Five years in, and now in its third touring appearance in Chicago, The Book of Mormon’s audiences presumably know what they’re in for. That doesn’t mean the show has lost its ability to generate electric jolts. The irreverent musical by South Park honchos Trey Parker and Matt Stone and Frozen composer Robert Lopez, equal parts foul-mouthed, gleefully blasphemous and sweet-natured, still knows just how to ring our bells with its culture clash of Mormon missionaries out of their depth in deeply depressed northern Uganda.
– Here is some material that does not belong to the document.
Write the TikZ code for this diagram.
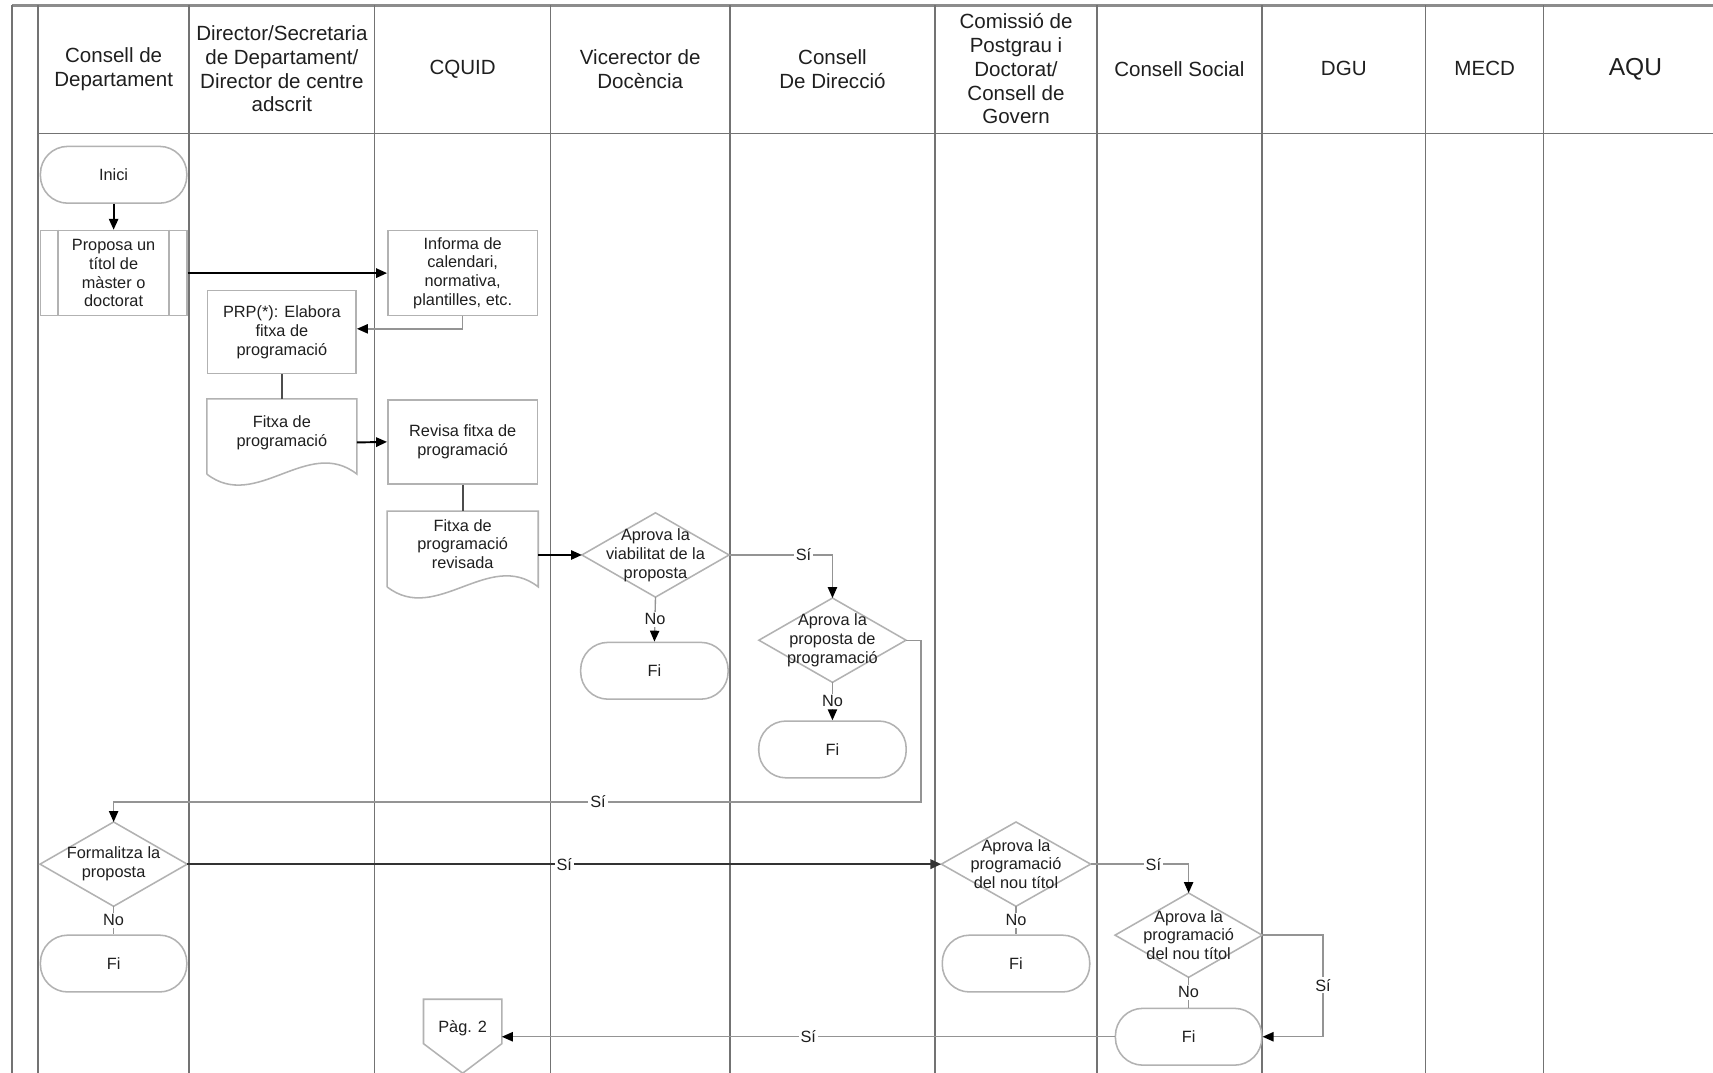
\documentclass[tikz,border=0pt]{standalone}
\usepackage{fontspec}
\setmainfont{Liberation Sans}
\usetikzlibrary{arrows.meta,calc}
\definecolor{lanegray}{gray}{0.45}
\definecolor{shapegray}{gray}{0.7}
\definecolor{flowgray}{gray}{0.58}
\definecolor{textgray}{gray}{0.12}

\begin{document}
\begin{tikzpicture}[
  x=0.02cm, y=-0.02cm,
  font=\fontsize{8.5}{9.8}\selectfont, text=textgray,
  lane/.style={draw=lanegray, line width=0.8pt},
  head/.style={align=center, font=\fontsize{10.7}{12.4}\selectfont},
  term/.style={draw=shapegray, line width=0.8pt, rounded corners=0.5cm, minimum width=2.68cm, minimum height=1.04cm},
  proc/.style={draw=shapegray, line width=0.8pt, align=center, minimum width=2.72cm, minimum height=1.54cm, inner sep=2pt},
  subproc/.style={proc, append after command={\pgfextra{
    \draw[shapegray, line width=0.8pt] ([xshift=0.34cm]\tikzlastnode.north west) -- ([xshift=0.34cm]\tikzlastnode.south west)
      ([xshift=-0.34cm]\tikzlastnode.north east) -- ([xshift=-0.34cm]\tikzlastnode.south east);}}},
  doc/.style={proc, draw=none, minimum height=1.57cm, text depth=0.42cm, append after command={\pgfextra{
    \draw[shapegray, line width=0.8pt] ([yshift=0.22cm]\tikzlastnode.south west) -- (\tikzlastnode.north west)
      -- (\tikzlastnode.north east) -- ([yshift=0.22cm]\tikzlastnode.south east)
      .. controls +(-0.9cm,0.7cm) and +(0.9cm,-0.7cm) .. ([yshift=0.22cm]\tikzlastnode.south west);}}},
  decision/.style={align=center, inner sep=0pt, minimum width=2.68cm, minimum height=1.53cm, append after command={\pgfextra{
    \draw[shapegray, line width=0.8pt] (\tikzlastnode.north) -- (\tikzlastnode.east) -- (\tikzlastnode.south)
      -- (\tikzlastnode.west) -- cycle;}}},
  offpage/.style={align=center, minimum width=1.42cm, minimum height=1.04cm, append after command={\pgfextra{
    \draw[shapegray, line width=0.8pt] (\tikzlastnode.north west) -- (\tikzlastnode.north east)
      -- ([yshift=0.24cm]\tikzlastnode.south east) -- ([yshift=-0.3cm]\tikzlastnode.south)
      -- ([yshift=0.24cm]\tikzlastnode.south west) -- cycle;}}},
  mainflow/.style={draw=black, line width=1pt, -{Triangle[length=0.2cm,width=0.17cm]}},
  flow/.style={draw=flowgray, line width=0.7pt, -{Triangle[length=0.2cm,width=0.17cm,color=black]}},
  link/.style={draw=black!70, line width=1pt},
  plain/.style={draw=flowgray, line width=0.7pt},
  ans/.style={fill=white, inner sep=1pt}
]
\useasboundingbox (0,0) rectangle (1568,982);
\fill[white] (0,0) rectangle (1568,982);

% lanes
\draw[lane, line width=1.3pt, draw=black!45] (11,5) -- (1568,5);
\draw[lane] (11,5) -- (11,982);
\draw[lane] (35,122) -- (1568,122);
\draw[lane] (35,5) -- (35,982) (173,5) -- (173,982) (343,5) -- (343,982) (504,5) -- (504,982)
  (668,5) -- (668,982) (856,5) -- (856,982) (1004,5) -- (1004,982) (1155,5) -- (1155,982)
  (1305,5) -- (1305,982) (1413,5) -- (1413,982);

\node[head] (hdep) at (104,63) {Consell de\\Departament};
\node[head] (hdir) at (258,63) {Director/Secretaria\\de Departament/\\Director de centre\\adscrit};
\node[head] (hcquid) at (423.5,63) {CQUID};
\node[head] (hvic) at (586,63) {Vicerector de\\Docència};
\node[head] (hcd) at (762,63) {Consell\\De Direcció};
\node[head] (hcom) at (930,63) {Comissió de\\Postgrau i\\Doctorat/\\Consell de\\Govern};
\node[head] (hcs) at (1079.5,63) {Consell Social};
\node[head] (hdgu) at (1230,63) {DGU};
\node[head] (hmecd) at (1359,63) {MECD};
\node[head, font=\fontsize{12.8}{15}\selectfont] (haqu) at (1497,63) {AQU};

% shapes
\node[term] (inici) at (104,160) {Inici};
\node[subproc, minimum width=2.68cm, minimum height=1.56cm] (proposa) at (104,250) {Proposa un\\títol de\\màster o\\doctorat};
\node[proc, minimum width=2.74cm, minimum height=1.56cm] (informa) at (423.5,250) {Informa de\\calendari,\\normativa,\\plantilles, etc.};
\node[proc, minimum height=1.52cm] (prp) at (258,304) {PRP(*): Elabora\\fitxa de\\programació};
\node[doc] (fitxa) at (258,405) {Fitxa de\\programació};
\node[proc, minimum width=2.74cm] (revisa) at (423.5,404.5) {Revisa fitxa de\\programació};
\node[doc, minimum width=2.74cm, minimum height=1.58cm, text depth=0.4cm] (revisada) at (423.5,508) {Fitxa de\\programació\\revisada};
\node[decision] (viab) at (600,508) {Aprova la\\viabilitat de la\\proposta};
\node[term, minimum width=2.7cm] (fiA) at (599,614) {Fi};
\node[decision] (propprog) at (762,586) {Aprova la\\proposta de\\programació};
\node[term, minimum width=2.7cm] (fiB) at (762,686) {Fi};
\node[decision] (formal) at (104,791) {Formalitza la\\proposta};
\node[term] (fiC) at (104,882) {Fi};
\node[decision, minimum width=2.72cm] (aprovaCG) at (930,791) {Aprova la\\programació\\del nou títol};
\node[term, minimum width=2.7cm] (fiD) at (930,882) {Fi};
\node[decision] (aprovaCS) at (1088,856) {Aprova la\\programació\\del nou títol};
\node[term] (fiE) at (1088,949) {Fi};
\node[offpage] (pag) at (423.5,941) {Pàg. 2};

\coordinate (loopA) at (843,734);
\coordinate (loopB) at (1211,902);

% connectors
\draw[mainflow] (inici.south) -- (proposa.north);
\draw[mainflow] (proposa.east) -- (informa.west);
\draw[flow] (informa.south) |- ([yshift=0.06cm]prp.east);
\draw[link] (prp.south) -- (fitxa.north);
\draw[mainflow] (fitxa.east) -- (revisa.west);
\draw[link] (revisa.south) -- (revisada.north);
\draw[mainflow] (revisada.east) -- (viab.west);
\draw[flow] (viab.east) -| node[ans, pos=0.36] {Sí} (propprog.north);
\draw[flow] (viab.south) -- node[ans] {No} (fiA.north);
\draw[flow] (propprog.south) -- node[ans] {No} (fiB.north);
\draw[flow] (propprog.east) -| (loopA) -- node[ans, pos=0.4] {Sí} (formal.north |- loopA) -- (formal.north);
\draw[plain] (formal.south) -- node[ans] {No} (fiC.north);
\draw[mainflow, line width=1.2pt, draw=black!80] (formal.east) -- node[ans] {Sí} (aprovaCG.west);
\draw[plain] (aprovaCG.south) -- node[ans] {No} (fiD.north);
\draw[flow] (aprovaCG.east) -| node[ans, pos=0.32] {Sí} (aprovaCS.north);
\draw[plain] (aprovaCS.south) -- node[ans] {No} (fiE.north);
\draw[flow] (aprovaCS.east) -| (loopB) node[ans] {Sí} |- (fiE.east);
\draw[flow] (fiE.west) -- node[ans] {Sí} (pag.east |- fiE.west);
\end{tikzpicture}
\end{document}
The current touring cast doesn’t quite live up to the high bar set in 2012 by the original Chicago ensemble led by Nic Rouleau and Ben Platt, still the best I’ve seen in this show (including the original Broadway cast). But the fine leads here do bring some new shadings to their characters; Ryan Bondy’s upstanding Elder Price displays an unsettling and slightly dark intensity, and Cody Jamison Strand’s take on the misfit Elder Cunningham finds a middle way between Josh Gad’s cartoon spazziness and Platt’s sweetness.
The production remains as sharp as ever, and the clever script and score impress anew with their canny mix of Pythonesque ridiculousness, keen social commentary and astute homage to the musical-theater canon. (Having seen a couple of stagings of The King & I since my last viewing only reinforced for me how dead-on is Parker, Lopez and Stone’s skewering of the former’s “Small House of Uncle Thomas” sequence.) For worshipers of musicals, The Book of Mormon remains a sacred text.
The PrivateBank Theatre. Book, music and lyrics by Trey Parker, Robert Lopez and Matt Stone. Directed by Casey Nicholaw and Trey Parker. With Ryan Bondy, Cody Jamison Strand, Candace Quarrels. Running time: 2hrs 30mins; one intermission.